= Recorded data =
"""

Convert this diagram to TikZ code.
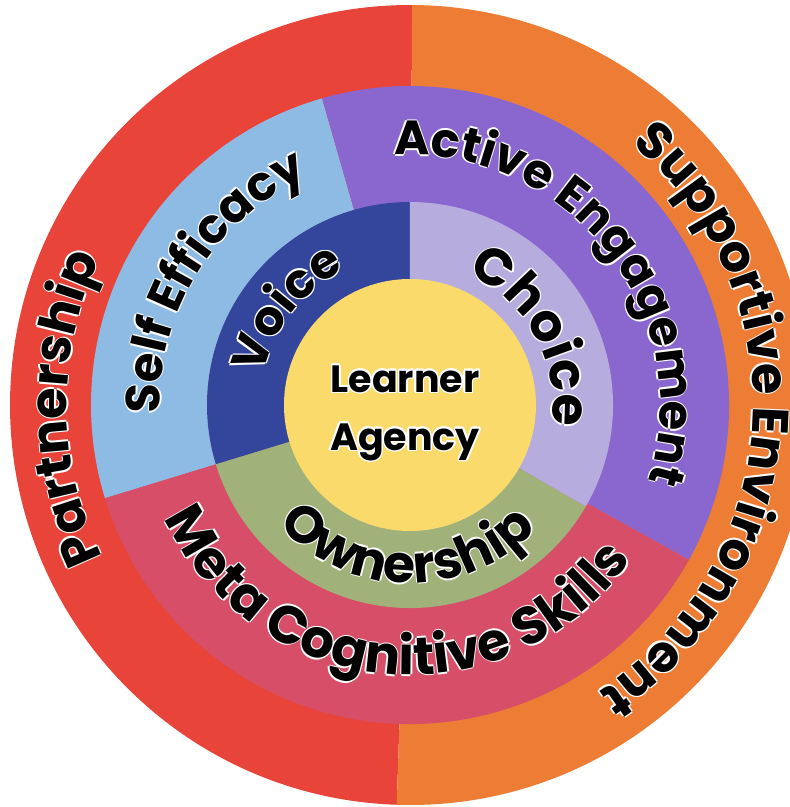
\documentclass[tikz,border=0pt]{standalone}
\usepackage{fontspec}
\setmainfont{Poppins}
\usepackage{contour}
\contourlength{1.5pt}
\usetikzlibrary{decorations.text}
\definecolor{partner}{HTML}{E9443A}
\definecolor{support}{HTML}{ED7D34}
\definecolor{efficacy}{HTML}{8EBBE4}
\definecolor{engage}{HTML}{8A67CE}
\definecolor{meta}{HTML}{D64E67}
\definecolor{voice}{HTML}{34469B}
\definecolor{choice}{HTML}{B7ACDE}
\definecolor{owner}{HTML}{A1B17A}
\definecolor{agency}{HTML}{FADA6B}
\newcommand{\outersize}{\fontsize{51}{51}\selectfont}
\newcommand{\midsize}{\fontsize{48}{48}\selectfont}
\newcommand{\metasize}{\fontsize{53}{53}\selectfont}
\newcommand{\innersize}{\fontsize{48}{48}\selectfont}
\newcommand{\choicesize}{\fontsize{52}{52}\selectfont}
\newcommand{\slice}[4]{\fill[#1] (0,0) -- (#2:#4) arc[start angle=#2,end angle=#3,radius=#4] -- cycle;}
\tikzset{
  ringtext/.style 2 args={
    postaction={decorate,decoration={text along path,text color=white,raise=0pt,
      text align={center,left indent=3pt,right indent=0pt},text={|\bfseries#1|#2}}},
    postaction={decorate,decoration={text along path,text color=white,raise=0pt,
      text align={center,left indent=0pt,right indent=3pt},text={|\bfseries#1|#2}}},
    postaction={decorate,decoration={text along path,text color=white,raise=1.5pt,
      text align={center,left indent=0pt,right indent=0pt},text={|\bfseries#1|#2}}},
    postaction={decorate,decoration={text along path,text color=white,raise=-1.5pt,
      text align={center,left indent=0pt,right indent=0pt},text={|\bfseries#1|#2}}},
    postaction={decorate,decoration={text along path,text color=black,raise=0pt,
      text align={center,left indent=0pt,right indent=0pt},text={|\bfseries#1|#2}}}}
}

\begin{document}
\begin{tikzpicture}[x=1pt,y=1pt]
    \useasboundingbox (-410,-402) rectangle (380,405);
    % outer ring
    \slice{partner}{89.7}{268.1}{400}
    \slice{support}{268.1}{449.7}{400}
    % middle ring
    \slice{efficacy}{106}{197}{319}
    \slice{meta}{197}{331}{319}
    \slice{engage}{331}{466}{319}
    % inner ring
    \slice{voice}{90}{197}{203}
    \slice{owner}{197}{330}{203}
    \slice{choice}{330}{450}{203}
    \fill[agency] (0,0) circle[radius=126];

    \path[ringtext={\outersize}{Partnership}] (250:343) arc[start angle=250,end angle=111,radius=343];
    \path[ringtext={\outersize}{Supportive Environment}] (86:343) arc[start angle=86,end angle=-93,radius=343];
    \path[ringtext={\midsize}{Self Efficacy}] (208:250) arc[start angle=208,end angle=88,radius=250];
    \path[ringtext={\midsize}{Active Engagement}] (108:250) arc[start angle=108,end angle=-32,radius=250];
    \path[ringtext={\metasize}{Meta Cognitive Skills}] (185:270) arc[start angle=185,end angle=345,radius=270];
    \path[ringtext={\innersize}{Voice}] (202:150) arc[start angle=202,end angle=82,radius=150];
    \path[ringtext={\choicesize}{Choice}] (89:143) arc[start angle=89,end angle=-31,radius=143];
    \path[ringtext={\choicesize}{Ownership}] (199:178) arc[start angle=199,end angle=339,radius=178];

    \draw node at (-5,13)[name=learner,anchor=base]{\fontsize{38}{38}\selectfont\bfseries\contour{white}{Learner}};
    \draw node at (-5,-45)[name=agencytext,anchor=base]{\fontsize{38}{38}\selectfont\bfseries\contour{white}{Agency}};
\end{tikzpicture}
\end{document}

"""

= Given instruction =
Without the pictures, copy the material exactly as given.

= Solution =
Convert this diagram to TikZ code.
\documentclass[tikz,border=0pt]{standalone}
\usepackage{fontspec}
\setmainfont{Poppins}
\usepackage{contour}
\contourlength{1.5pt}
\usetikzlibrary{decorations.text}
\definecolor{partner}{HTML}{E9443A}
\definecolor{support}{HTML}{ED7D34}
\definecolor{efficacy}{HTML}{8EBBE4}
\definecolor{engage}{HTML}{8A67CE}
\definecolor{meta}{HTML}{D64E67}
\definecolor{voice}{HTML}{34469B}
\definecolor{choice}{HTML}{B7ACDE}
\definecolor{owner}{HTML}{A1B17A}
\definecolor{agency}{HTML}{FADA6B}
\newcommand{\outersize}{\fontsize{51}{51}\selectfont}
\newcommand{\midsize}{\fontsize{48}{48}\selectfont}
\newcommand{\metasize}{\fontsize{53}{53}\selectfont}
\newcommand{\innersize}{\fontsize{48}{48}\selectfont}
\newcommand{\choicesize}{\fontsize{52}{52}\selectfont}
\newcommand{\slice}[4]{\fill[#1] (0,0) -- (#2:#4) arc[start angle=#2,end angle=#3,radius=#4] -- cycle;}
\tikzset{
  ringtext/.style 2 args={
    postaction={decorate,decoration={text along path,text color=white,raise=0pt,
      text align={center,left indent=3pt,right indent=0pt},text={|\bfseries#1|#2}}},
    postaction={decorate,decoration={text along path,text color=white,raise=0pt,
      text align={center,left indent=0pt,right indent=3pt},text={|\bfseries#1|#2}}},
    postaction={decorate,decoration={text along path,text color=white,raise=1.5pt,
      text align={center,left indent=0pt,right indent=0pt},text={|\bfseries#1|#2}}},
    postaction={decorate,decoration={text along path,text color=white,raise=-1.5pt,
      text align={center,left indent=0pt,right indent=0pt},text={|\bfseries#1|#2}}},
    postaction={decorate,decoration={text along path,text color=black,raise=0pt,
      text align={center,left indent=0pt,right indent=0pt},text={|\bfseries#1|#2}}}}
}

\begin{document}
\begin{tikzpicture}[x=1pt,y=1pt]
    \useasboundingbox (-410,-402) rectangle (380,405);
    % outer ring
    \slice{partner}{89.7}{268.1}{400}
    \slice{support}{268.1}{449.7}{400}
    % middle ring
    \slice{efficacy}{106}{197}{319}
    \slice{meta}{197}{331}{319}
    \slice{engage}{331}{466}{319}
    % inner ring
    \slice{voice}{90}{197}{203}
    \slice{owner}{197}{330}{203}
    \slice{choice}{330}{450}{203}
    \fill[agency] (0,0) circle[radius=126];

    \path[ringtext={\outersize}{Partnership}] (250:343) arc[start angle=250,end angle=111,radius=343];
    \path[ringtext={\outersize}{Supportive Environment}] (86:343) arc[start angle=86,end angle=-93,radius=343];
    \path[ringtext={\midsize}{Self Efficacy}] (208:250) arc[start angle=208,end angle=88,radius=250];
    \path[ringtext={\midsize}{Active Engagement}] (108:250) arc[start angle=108,end angle=-32,radius=250];
    \path[ringtext={\metasize}{Meta Cognitive Skills}] (185:270) arc[start angle=185,end angle=345,radius=270];
    \path[ringtext={\innersize}{Voice}] (202:150) arc[start angle=202,end angle=82,radius=150];
    \path[ringtext={\choicesize}{Choice}] (89:143) arc[start angle=89,end angle=-31,radius=143];
    \path[ringtext={\choicesize}{Ownership}] (199:178) arc[start angle=199,end angle=339,radius=178];

    \draw node at (-5,13)[name=learner,anchor=base]{\fontsize{38}{38}\selectfont\bfseries\contour{white}{Learner}};
    \draw node at (-5,-45)[name=agencytext,anchor=base]{\fontsize{38}{38}\selectfont\bfseries\contour{white}{Agency}};
\end{tikzpicture}
\end{document}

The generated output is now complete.